● **GIVEN INSTRUCTION**
Starting at the first line of the data, print each line verbatim up to and including the line bearing "Chart.register(...registerables);", omitting pictures.

● **PROVIDED DATA**

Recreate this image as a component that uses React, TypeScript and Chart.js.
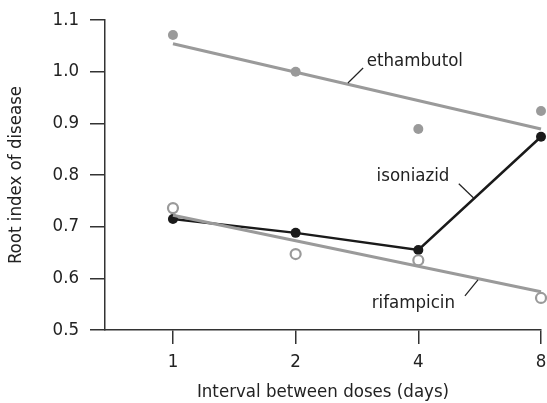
import React, { useEffect, useRef } from "react";
import { Chart, registerables } from "chart.js";
Chart.register(...registerables);

const doseLabels = ["1", "2", "4", "8"];
const doseIndex = [0, 1, 2, 3];
const ethambutol = [1.071, 1.0, 0.889, 0.924];
const isoniazid = [0.715, 0.688, 0.655, 0.874];
const rifampicin = [0.736, 0.647, 0.635, 0.562];
const ethambutolFit = [1.054, 0.889];
const rifampicinFit = [0.722, 0.574];
const fitX = [0, 3];
const yTicks = [0.5, 0.6, 0.7, 0.8, 0.9, 1.0, 1.1];

// label annotations in data units: [text, x, y, leaderX1, leaderY1, leaderX2, leaderY2]
const annotations: [string, number, number, number, number, number, number][] = [
  ["ethambutol", 1.58, 1.021, 1.55, 1.007, 1.426, 0.978],
  ["isoniazid", 1.66, 0.798, 2.33, 0.783, 2.453, 0.755],
  ["rifampicin", 1.62, 0.552, 2.38, 0.566, 2.486, 0.597],
];

const FONT = "'DejaVu Sans Condensed', 'Liberation Sans', sans-serif";
const GRAY = "#9a9a9a";
const BLACK = "#1a1a1a";
const AXIS = "#333333";
const FS = 18.5;

const labelPlugin = {
  id: "labels",
  afterDatasetsDraw(chart: any) {
    const { ctx, scales } = chart;
    const xs = scales.x;
    const ys = scales.y;
    ctx.save();
    ctx.font = `${FS}px ${FONT}`;
    ctx.fillStyle = "#222";
    ctx.textBaseline = "middle";
    ctx.textAlign = "left";
    ctx.strokeStyle = "#222";
    ctx.lineWidth = 1.2;
    for (const a of annotations) {
      ctx.fillText(a[0], xs.getPixelForValue(a[1]), ys.getPixelForValue(a[2]));
      ctx.beginPath();
      ctx.moveTo(xs.getPixelForValue(a[3]), ys.getPixelForValue(a[4]));
      ctx.lineTo(xs.getPixelForValue(a[5]), ys.getPixelForValue(a[6]));
      ctx.stroke();
    }
    ctx.restore();
  },
};

export default function App() {
  const ref = useRef<HTMLCanvasElement | null>(null);
  useEffect(() => {
    document.body.style.margin = "0";
    const canvas = ref.current!;
    const chart = new Chart(canvas, {
      type: "line",
      data: {
        datasets: [
          {
            data: fitX.map((x, i) => ({ x, y: ethambutolFit[i] })),
            borderColor: GRAY,
            borderWidth: 3,
            pointRadius: 0,
          },
          {
            data: fitX.map((x, i) => ({ x, y: rifampicinFit[i] })),
            borderColor: GRAY,
            borderWidth: 3,
            pointRadius: 0,
          },
          {
            data: doseIndex.map((x, i) => ({ x, y: ethambutol[i] })),
            showLine: false,
            pointRadius: 5,
            pointBackgroundColor: GRAY,
            pointBorderColor: GRAY,
            pointBorderWidth: 0,
          },
          {
            data: doseIndex.map((x, i) => ({ x, y: rifampicin[i] })),
            showLine: false,
            pointRadius: 5,
            pointBackgroundColor: "#ffffff",
            pointBorderColor: GRAY,
            pointBorderWidth: 2.2,
          },
          {
            data: doseIndex.map((x, i) => ({ x, y: isoniazid[i] })),
            borderColor: BLACK,
            borderWidth: 2.5,
            pointRadius: 5,
            pointBackgroundColor: BLACK,
            pointBorderColor: BLACK,
            pointBorderWidth: 0,
          },
        ],
      },
      options: {
        animation: false,
        responsive: false,
        clip: false,
        layout: { autoPadding: false, padding: { top: 20, right: 6, left: 0, bottom: 0 } },
        plugins: { legend: { display: false }, tooltip: { enabled: false } },
        scales: {
          x: {
            type: "linear",
            min: -0.554,
            max: 3,
            afterBuildTicks: (s: any) => {
              s.ticks = doseIndex.map((v) => ({ value: v }));
            },
            afterFit: (s: any) => {
              s.height = 73;
              s.paddingRight = 0;
              s.paddingLeft = 0;
            },
            border: { display: true, color: AXIS, width: 1.5 },
            grid: {
              drawOnChartArea: false,
              drawTicks: true,
              tickLength: 14,
              color: AXIS,
              lineWidth: 1.5,
            },
            ticks: {
              padding: 7,
              color: "#222",
              font: { family: FONT, size: FS },
              callback: (v: any) => doseLabels[v as number] ?? "",
            },
            title: {
              display: true,
              text: "Interval between doses (days)",
              color: "#222",
              font: { family: FONT, size: FS },
              padding: { top: 6, bottom: 0 },
            },
          },
          y: {
            min: 0.5,
            max: 1.1,
            afterBuildTicks: (s: any) => {
              s.ticks = yTicks.map((v) => ({ value: v }));
            },
            afterFit: (s: any) => {
              s.width = 105;
              s.paddingTop = 0;
              s.paddingBottom = 0;
            },
            border: { display: true, color: AXIS, width: 1.5 },
            grid: {
              drawOnChartArea: false,
              drawTicks: true,
              tickLength: 15,
              color: AXIS,
              lineWidth: 1.5,
            },
            ticks: {
              padding: 11,
              color: "#222",
              font: { family: FONT, size: FS },
              callback: (v: any) => Number(v).toFixed(1),
            },
            title: {
              display: true,
              text: "Root index of disease",
              color: "#222",
              font: { family: FONT, size: FS },
              padding: { top: 5, bottom: 0 },
            },
          },
        },
      },
      plugins: [labelPlugin],
    } as any);
    return () => chart.destroy();
  }, []);
  return <canvas ref={ref} width={547} height={403} style={{ display: "block" }} />;
}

● **SOLUTION TO THE PROBLEM**
Recreate this image as a component that uses React, TypeScript and Chart.js.
import React, { useEffect, useRef } from "react";
import { Chart, registerables } from "chart.js";
Chart.register(...registerables);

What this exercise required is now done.